== Task to carry out ==
All material below is to be reproduced exactly.

== Material provided ==
========

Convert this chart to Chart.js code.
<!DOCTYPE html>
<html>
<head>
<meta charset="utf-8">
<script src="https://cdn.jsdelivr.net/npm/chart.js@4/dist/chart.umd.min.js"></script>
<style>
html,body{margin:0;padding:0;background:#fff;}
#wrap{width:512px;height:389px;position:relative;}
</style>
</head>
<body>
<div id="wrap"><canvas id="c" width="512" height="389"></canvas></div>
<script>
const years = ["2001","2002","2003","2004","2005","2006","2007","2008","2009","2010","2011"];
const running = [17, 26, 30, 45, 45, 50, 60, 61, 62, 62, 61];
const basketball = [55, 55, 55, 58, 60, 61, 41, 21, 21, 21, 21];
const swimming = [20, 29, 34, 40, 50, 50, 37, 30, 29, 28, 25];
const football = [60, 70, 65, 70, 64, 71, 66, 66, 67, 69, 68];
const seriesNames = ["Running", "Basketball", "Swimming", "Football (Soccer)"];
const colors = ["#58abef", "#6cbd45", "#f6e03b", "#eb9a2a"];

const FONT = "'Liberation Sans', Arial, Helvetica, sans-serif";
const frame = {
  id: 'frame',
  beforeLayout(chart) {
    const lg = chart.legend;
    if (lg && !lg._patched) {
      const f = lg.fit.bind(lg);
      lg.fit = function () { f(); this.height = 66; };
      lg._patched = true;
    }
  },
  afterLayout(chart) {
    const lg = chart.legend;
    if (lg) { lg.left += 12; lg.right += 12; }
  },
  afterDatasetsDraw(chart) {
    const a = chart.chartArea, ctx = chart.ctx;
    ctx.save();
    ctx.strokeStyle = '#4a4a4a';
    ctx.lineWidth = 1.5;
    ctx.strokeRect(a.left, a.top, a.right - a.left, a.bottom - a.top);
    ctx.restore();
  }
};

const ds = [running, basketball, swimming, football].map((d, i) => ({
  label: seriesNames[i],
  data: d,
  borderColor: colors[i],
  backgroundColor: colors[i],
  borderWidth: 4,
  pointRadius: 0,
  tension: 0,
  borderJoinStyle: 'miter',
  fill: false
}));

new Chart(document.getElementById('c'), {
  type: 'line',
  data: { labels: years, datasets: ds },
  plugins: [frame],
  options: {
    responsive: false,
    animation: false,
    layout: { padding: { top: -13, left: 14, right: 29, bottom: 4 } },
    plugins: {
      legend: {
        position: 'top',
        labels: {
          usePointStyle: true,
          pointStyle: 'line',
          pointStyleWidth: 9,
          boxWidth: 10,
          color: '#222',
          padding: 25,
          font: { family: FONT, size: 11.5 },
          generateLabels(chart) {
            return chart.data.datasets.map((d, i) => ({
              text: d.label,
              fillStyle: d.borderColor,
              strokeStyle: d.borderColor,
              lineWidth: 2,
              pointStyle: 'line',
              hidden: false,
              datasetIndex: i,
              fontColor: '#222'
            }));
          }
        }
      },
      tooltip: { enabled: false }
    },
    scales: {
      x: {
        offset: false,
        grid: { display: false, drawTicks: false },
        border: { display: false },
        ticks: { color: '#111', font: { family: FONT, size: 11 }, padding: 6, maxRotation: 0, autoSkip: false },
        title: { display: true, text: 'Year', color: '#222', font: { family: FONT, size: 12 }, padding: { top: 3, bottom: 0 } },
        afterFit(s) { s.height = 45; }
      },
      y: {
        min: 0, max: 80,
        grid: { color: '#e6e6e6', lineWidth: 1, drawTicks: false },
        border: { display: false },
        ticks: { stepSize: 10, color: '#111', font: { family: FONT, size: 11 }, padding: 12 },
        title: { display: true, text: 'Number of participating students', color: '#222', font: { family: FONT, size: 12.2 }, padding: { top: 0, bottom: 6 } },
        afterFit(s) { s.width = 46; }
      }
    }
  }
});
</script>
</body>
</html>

========

== Result below ==
Convert this chart to Chart.js code.
<!DOCTYPE html>
<html>
<head>
<meta charset="utf-8">
<script src="https://cdn.jsdelivr.net/npm/chart.js@4/dist/chart.umd.min.js"></script>
<style>
html,body{margin:0;padding:0;background:#fff;}
#wrap{width:512px;height:389px;position:relative;}
</style>
</head>
<body>
<div id="wrap"><canvas id="c" width="512" height="389"></canvas></div>
<script>
const years = ["2001","2002","2003","2004","2005","2006","2007","2008","2009","2010","2011"];
const running = [17, 26, 30, 45, 45, 50, 60, 61, 62, 62, 61];
const basketball = [55, 55, 55, 58, 60, 61, 41, 21, 21, 21, 21];
const swimming = [20, 29, 34, 40, 50, 50, 37, 30, 29, 28, 25];
const football = [60, 70, 65, 70, 64, 71, 66, 66, 67, 69, 68];
const seriesNames = ["Running", "Basketball", "Swimming", "Football (Soccer)"];
const colors = ["#58abef", "#6cbd45", "#f6e03b", "#eb9a2a"];

const FONT = "'Liberation Sans', Arial, Helvetica, sans-serif";
const frame = {
  id: 'frame',
  beforeLayout(chart) {
    const lg = chart.legend;
    if (lg && !lg._patched) {
      const f = lg.fit.bind(lg);
      lg.fit = function () { f(); this.height = 66; };
      lg._patched = true;
    }
  },
  afterLayout(chart) {
    const lg = chart.legend;
    if (lg) { lg.left += 12; lg.right += 12; }
  },
  afterDatasetsDraw(chart) {
    const a = chart.chartArea, ctx = chart.ctx;
    ctx.save();
    ctx.strokeStyle = '#4a4a4a';
    ctx.lineWidth = 1.5;
    ctx.strokeRect(a.left, a.top, a.right - a.left, a.bottom - a.top);
    ctx.restore();
  }
};

const ds = [running, basketball, swimming, football].map((d, i) => ({
  label: seriesNames[i],
  data: d,
  borderColor: colors[i],
  backgroundColor: colors[i],
  borderWidth: 4,
  pointRadius: 0,
  tension: 0,
  borderJoinStyle: 'miter',
  fill: false
}));

new Chart(document.getElementById('c'), {
  type: 'line',
  data: { labels: years, datasets: ds },
  plugins: [frame],
  options: {
    responsive: false,
    animation: false,
    layout: { padding: { top: -13, left: 14, right: 29, bottom: 4 } },
    plugins: {
      legend: {
        position: 'top',
        labels: {
          usePointStyle: true,
          pointStyle: 'line',
          pointStyleWidth: 9,
          boxWidth: 10,
          color: '#222',
          padding: 25,
          font: { family: FONT, size: 11.5 },
          generateLabels(chart) {
            return chart.data.datasets.map((d, i) => ({
              text: d.label,
              fillStyle: d.borderColor,
              strokeStyle: d.borderColor,
              lineWidth: 2,
              pointStyle: 'line',
              hidden: false,
              datasetIndex: i,
              fontColor: '#222'
            }));
          }
        }
      },
      tooltip: { enabled: false }
    },
    scales: {
      x: {
        offset: false,
        grid: { display: false, drawTicks: false },
        border: { display: false },
        ticks: { color: '#111', font: { family: FONT, size: 11 }, padding: 6, maxRotation: 0, autoSkip: false },
        title: { display: true, text: 'Year', color: '#222', font: { family: FONT, size: 12 }, padding: { top: 3, bottom: 0 } },
        afterFit(s) { s.height = 45; }
      },
      y: {
        min: 0, max: 80,
        grid: { color: '#e6e6e6', lineWidth: 1, drawTicks: false },
        border: { display: false },
        ticks: { stepSize: 10, color: '#111', font: { family: FONT, size: 11 }, padding: 12 },
        title: { display: true, text: 'Number of participating students', color: '#222', font: { family: FONT, size: 12.2 }, padding: { top: 0, bottom: 6 } },
        afterFit(s) { s.width = 46; }
      }
    }
  }
});
</script>
</body>
</html>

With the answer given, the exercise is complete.